With September’s opening of the rebuilt Main Street from the Queensway bridge to Clegg Street, the many changes seem at first a little daunting. Just what’s meant with all that green paint and weird symbols?
For the most part, the street has transformed from being a four-lane roadway to two lanes with turning lanes at key intersections. The lane reductions have allowed the creation of much wider sidewalks than previously and “cycle tracks,” which are separated bike lanes.
The separation of the three types of users works well until there are crossovers and turns so at these points there are new markings, for instance, the zigzag lines on the cycle tracks to notify cyclists that they must yield to pedestrians who are crossing to get onto buses.
At intersections the cycle tracks become crossrides that are like crosswalks except instead of straight lines, they are delineated by small painted squares that are termed elephant feet. These have been recently approved for use in Ontario and common in Europe at cyclist crossings.
In addition to the elephant feet, the crossrides are painted green to emphasise where turning motorists must yield to cyclists who are going straight ahead.
Another European pavement marking device being introduced is called shark teeth which is a line of triangles. They mean yield right of way if the teeth of the triangles are pointing towards you. If the triangles point away, it means ‘bump ahead’ and slow down.
The big green bike boxes at intersections represent a major change. As Robin Bennett, a project manager in the city’s cycling programs says, “With the advent of protected bike lanes there is an accompanying movement towards guidance for cyclists who wish to make turns or to gain a positional advantage over motorists at signalised intersections for visibility and safety reasons.”
“Since making a legal vehicular style of left turn is no longer possible with cycle tracks or protected bike lanes that reach an intersection, it became necessary to provide guidance for the new concept of two-stage left-turn manoeuvres, which comes to Ottawa courtesy of Copenhagen,” concludes Mr. Bennett.
“A bike box is used at intersections to designate a space for cyclists to wait at a red light,” says Main Street project manager Josée Vallée. “Cyclists stop in front of motorists and can proceed through the intersection first when the light turns green. These areas increase cyclist visibility and reduce the risk of “right hook” and “left hook” collisions after a green signal.”

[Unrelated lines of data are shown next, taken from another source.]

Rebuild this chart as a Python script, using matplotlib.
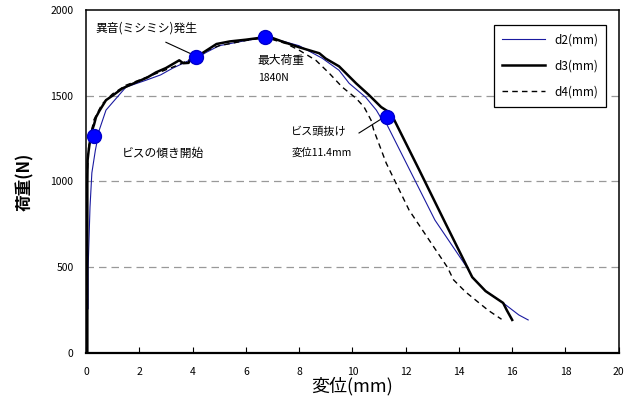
import numpy as np
import matplotlib
matplotlib.use("Agg")
import matplotlib.pyplot as plt

plt.rcParams['font.family'] = ['Noto Sans CJK JP', 'DejaVu Sans']

# d2 (blue thin)
d2_x = [0.04, 0.04, 0.08, 0.08, 0.15, 0.22, 0.35, 0.5, 0.75, 1.0, 1.5, 2.25, 2.8, 3.24,
        3.88, 4.14, 4.5, 5.0, 5.5, 6.0, 6.73, 7.3, 8.0, 8.87, 9.5, 9.88, 10.5, 10.9,
        11.12, 11.3, 13.1, 14.3, 14.5, 15.0, 15.66, 16.25, 16.6]
d2_y = [0, 250, 260, 500, 850, 1050, 1180, 1300, 1415, 1460, 1549, 1589, 1620, 1658,
        1705, 1715, 1750, 1790, 1805, 1820, 1838, 1820, 1790, 1717, 1647, 1571, 1490, 1415,
        1357, 1330, 775, 500, 443, 362, 293, 223, 194]

# d3 (black thick)
d3_x = [0.05, 0.05, 0.06, 0.1, 0.19, 0.3, 0.375, 0.5, 0.75, 1.0, 1.37, 1.88, 2.3, 2.63,
        3.0, 3.5, 3.65, 3.85, 4.0, 4.2, 4.6, 4.9, 5.4, 6.0, 6.73, 7.0, 7.3, 8.0, 8.76,
        9.0, 9.5, 10.14, 10.63, 11.08, 11.45, 12.5, 13.5, 14.5, 15.0, 15.66, 15.8, 16.0]
d3_y = [0, 990, 1124, 1180, 1280, 1330, 1374, 1410, 1473, 1500, 1542, 1577, 1605, 1635,
        1660, 1705, 1688, 1690, 1734, 1730, 1770, 1800, 1815, 1825, 1840, 1835, 1818, 1781, 1746,
        1715, 1670, 1571, 1502, 1433, 1396, 1070, 755, 443, 362, 293, 250, 194]

# d4 (black dashed)
d4_x = [0.03, 0.03, 0.1, 0.2, 0.3, 0.6, 1.0, 1.5, 2.0, 2.5, 3.0, 3.5, 4.0, 4.5, 5.0,
        6.0, 6.73, 7.5, 8.0, 8.63, 9.13, 9.62, 10.14, 10.44, 10.7, 10.8, 11.27, 12.13,
        13.57, 13.8, 14.25, 15.1, 15.6]
d4_y = [0, 1000, 1200, 1290, 1360, 1450, 1510, 1560, 1590, 1620, 1650, 1680, 1720, 1760, 1790,
        1820, 1838, 1803, 1764, 1705, 1630, 1549, 1484, 1433, 1357, 1300, 1107, 833,
        500, 427, 357, 250, 198]

mark_x = [0.31, 4.14, 6.73, 11.3]
mark_y = [1263, 1723, 1839, 1374]

fig = plt.figure(figsize=(6.38, 4.01), dpi=100)
ax = fig.add_axes([0.1348, 0.119, 0.835, 0.857])

for yg in [500, 1000, 1500]:
    ax.axhline(yg, color='#999999', lw=0.9, ls=(0, (6, 4)), zorder=0)

ax.plot(d2_x, d2_y, color='#1a1aa0', lw=0.8, label='d2(mm)')
ax.plot(d3_x, d3_y, color='black', lw=1.8, label='d3(mm)')
ax.plot(d4_x, d4_y, color='black', lw=1.0, ls=(0, (4, 3)), label='d4(mm)')
ax.plot(mark_x, mark_y, 'o', ms=10, color='#0000ff', mec='#0000cc', zorder=5)

ax.set_xlim(0, 20)
ax.set_ylim(0, 2000)
ax.set_xticks(np.arange(0, 21, 2))
ax.set_yticks(np.arange(0, 2001, 500))
ax.tick_params(axis='x', direction='in', length=4, labelsize=7.5, pad=10)
ax.tick_params(axis='y', length=0, labelsize=7.5, pad=9)
for s in ax.spines.values():
    s.set_linewidth(1.1)
ax.spines['bottom'].set_linewidth(1.6)

ax.set_xlabel('変位(mm)', fontsize=13, labelpad=0)
ax.set_ylabel('荷重(N)', fontsize=12, fontweight='bold', labelpad=12)

ax.text(0.35, 1890, '異音(ミシミシ)発生', fontsize=8.5, va='center')
ax.plot([3.0, 4.05], [1810, 1735], color='black', lw=0.8)
ax.text(6.45, 1705, '最大荷重', fontsize=8.5, va='center')
ax.text(6.45, 1600, '1840N', fontsize=7.5, va='center')
ax.text(1.35, 1165, 'ビスの傾き開始', fontsize=8.5, va='center')
ax.text(7.7, 1290, 'ビス頭抜け', fontsize=8, va='center')
ax.text(7.7, 1170, '変位11.4mm', fontsize=7.5, va='center')
ax.plot([10.25, 11.15], [1282, 1370], color='black', lw=0.8)

leg = ax.legend(loc='upper right', bbox_to_anchor=(0.977, 0.955), borderaxespad=0,
                fontsize=8.5, handlelength=3.6, fancybox=False, framealpha=1,
                edgecolor='black', borderpad=0.7, labelspacing=1.1)
leg.get_frame().set_linewidth(0.9)

fig.savefig('out.png', dpi=100)
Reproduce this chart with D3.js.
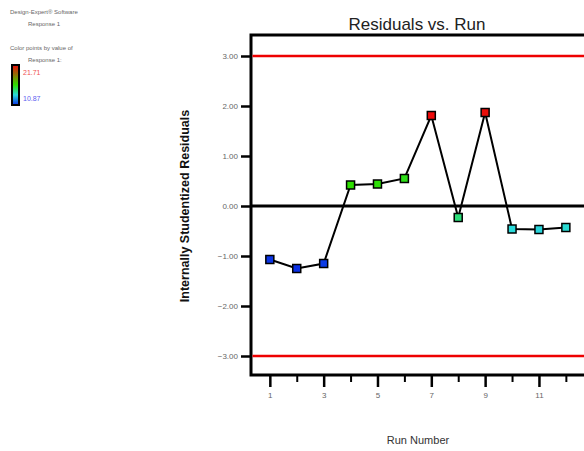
<!DOCTYPE html>
<html>
<head>
<meta charset="utf-8">
<script src="https://cdn.jsdelivr.net/npm/d3@7"></script>
<style>
  body { margin: 0; background: #fff; }
  svg { display: block; font-family: "Liberation Sans", Arial, sans-serif; }
  .tick text { fill: #666; font-size: 8px; }
  .note { fill: #666; font-size: 6px; }
</style>
</head>
<body>
<svg></svg>
<script>
// run order, studentized residuals and the response used for the point colours
var runs = [1, 2, 3, 4, 5, 6, 7, 8, 9, 10, 11, 12];
var residuals = [-1.07, -1.25, -1.15, 0.42, 0.44, 0.55, 1.81, -0.23, 1.87, -0.46, -0.47, -0.43];
var response = [11.0, 10.9, 11.1, 16.3, 16.2, 16.0, 21.7, 14.8, 21.6, 13.6, 13.5, 13.7];

var yTicks = [-3, -2, -1, 0, 1, 2, 3];
var xMajor = [1, 3, 5, 7, 9, 11];
var xMinor = [2, 4, 6, 8, 10, 12];
var limits = [-3, 3];
var respRange = [10.87, 21.71];

var noteLines = ["Design-Expert\u00ae Software", "Response 1", "", "Color points by value of", "Response 1:"];

var margin = { top: 35, right: 0, bottom: 76, left: 251 },
    width = 584 - margin.left - margin.right,
    height = 451 - margin.top - margin.bottom;

var svg = d3.select("svg")
    .attr("width", 584)
    .attr("height", 451);

var x = d3.scaleLinear()
    .domain([0.3, 12.7])
    .range([margin.left, margin.left + 333.7]);

var y = d3.scaleLinear()
    .domain([-3.38, 3.42])
    .range([margin.top + height, margin.top]);

var color = d3.scaleLinear()
    .domain([respRange[0], 13.6, 16.3, respRange[1]])
    .range(["#0a2ee6", "#2adada", "#2ee000", "#ee0a0a"]);

// top-left notes
svg.selectAll(".note")
    .data(noteLines)
    .enter().append("text")
    .attr("class", "note")
    .attr("x", function(d, i) { return (i == 1 || i == 4) ? 28 : 10; })
    .attr("y", function(d, i) { return 14 + i * 12; })
    .text(function(d) { return d; });

// legend gradient bar
var defs = svg.append("defs");
var grad = defs.append("linearGradient")
    .attr("id", "respGrad")
    .attr("x1", 0).attr("y1", 1)
    .attr("x2", 0).attr("y2", 0);
grad.selectAll("stop")
    .data(color.domain())
    .enter().append("stop")
    .attr("offset", function(d) { return (d - respRange[0]) / (respRange[1] - respRange[0]); })
    .attr("stop-color", function(d) { return color(d); });

svg.append("rect")
    .attr("x", 12)
    .attr("y", 65)
    .attr("width", 7)
    .attr("height", 40)
    .style("fill", "url(#respGrad)")
    .style("stroke", "#000")
    .style("stroke-width", 2);

svg.append("text")
    .attr("x", 23).attr("y", 75)
    .style("font-size", "7px")
    .style("fill", "#f05050")
    .text(respRange[1].toFixed(2));

svg.append("text")
    .attr("x", 23).attr("y", 101)
    .style("font-size", "7px")
    .style("fill", "#6060f0")
    .text(respRange[0].toFixed(2));

// title
svg.append("text")
    .attr("x", 417)
    .attr("y", 30)
    .style("text-anchor", "middle")
    .style("font-size", "17px")
    .style("fill", "#222")
    .text("Residuals vs. Run");

// axis titles
svg.append("text")
    .attr("transform", "translate(189," + y(0) + "), rotate(-90)")
    .style("text-anchor", "middle")
    .style("font-size", "12.5px")
    .style("font-weight", "bold")
    .style("fill", "#111")
    .text("Internally Studentized Residuals");

svg.append("text")
    .attr("x", 418)
    .attr("y", 444)
    .style("text-anchor", "middle")
    .style("font-size", "11px")
    .style("fill", "#333")
    .text("Run Number");

// axes
var yAxis = svg.append("g")
    .attr("class", "axis")
    .attr("transform", "translate(" + (margin.left - 1) + ",0)")
    .call(d3.axisLeft(y).tickValues(yTicks).tickSize(9).tickSizeOuter(0).tickFormat(d3.format(".2f")));
yAxis.select(".domain").remove();
yAxis.selectAll(".tick line").style("stroke-width", 2.5);

var xAxis = svg.append("g")
    .attr("class", "axis")
    .attr("transform", "translate(0," + (margin.top + height + 1) + ")")
    .call(d3.axisBottom(x).tickValues(xMajor).tickSize(11).tickSizeOuter(0).tickPadding(5));
xAxis.select(".domain").remove();
xAxis.selectAll(".tick line").style("stroke-width", 2.5);

svg.append("g")
    .attr("transform", "translate(0," + (margin.top + height + 1) + ")")
    .call(d3.axisBottom(x).tickValues(xMinor).tickSize(6).tickFormat(""))
    .call(function(g) {
        g.select(".domain").remove();
        g.selectAll(".tick line").style("stroke-width", 2);
    });

// frame
svg.append("path")
    .attr("d", "M" + (x.range()[1] + 5) + "," + y.range()[1] +
        "H" + x.range()[0] + "V" + y.range()[0] + "H" + (x.range()[1] + 5))
    .style("fill", "none")
    .style("stroke", "#000")
    .style("stroke-width", 3);

// limit lines
svg.selectAll(".limit")
    .data(limits)
    .enter().append("line")
    .attr("class", "limit")
    .attr("x1", x.range()[0] + 1.5)
    .attr("x2", 584)
    .attr("y1", function(d) { return y(d); })
    .attr("y2", function(d) { return y(d); })
    .style("stroke", "#ee0000")
    .style("stroke-width", 2.5);

svg.append("line")
    .attr("x1", x.range()[0])
    .attr("x2", 584)
    .attr("y1", y(0))
    .attr("y2", y(0))
    .style("stroke", "#000")
    .style("stroke-width", 3);

// data
var pts = runs.map(function(r, i) {
    return { run: r, res: residuals[i], resp: response[i] };
});

var line = d3.line()
    .x(function(d) { return x(d.run); })
    .y(function(d) { return y(d.res); });

svg.append("path")
    .datum(pts)
    .attr("d", line)
    .style("fill", "none")
    .style("stroke", "#000")
    .style("stroke-width", 2);

svg.selectAll(".pt")
    .data(pts)
    .enter().append("rect")
    .attr("class", "pt")
    .attr("x", function(d) { return x(d.run) - 4; })
    .attr("y", function(d) { return y(d.res) - 4; })
    .attr("width", 8)
    .attr("height", 8)
    .style("fill", function(d) { return color(d.resp); })
    .style("stroke", "#000")
    .style("stroke-width", 1.5);
</script>
</body>
</html>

The other new symbol users will encounter is the sharrow between Hawthorne and Lees. This “shared arrow” symbol with two chevrons above a bike image alert motorists of the space cyclists are likely to occupy in the lane and encourage safe passing of cyclists by motorists, who, by law, must leave at least a metre of space between themselves and the bikes they are passing.
"I've lived and biked in OOE for almost 20 years and the cycle track is a welcome separated bike lane on Main Street,” says Denise Inglis, Merritt Street resident and cycling instructor. “With a bit of education to both motorist and cyclist about the new markings such as the bike box, it will be a safer and more enjoyable street and will definitely encourage more cycling in our neighbourhood."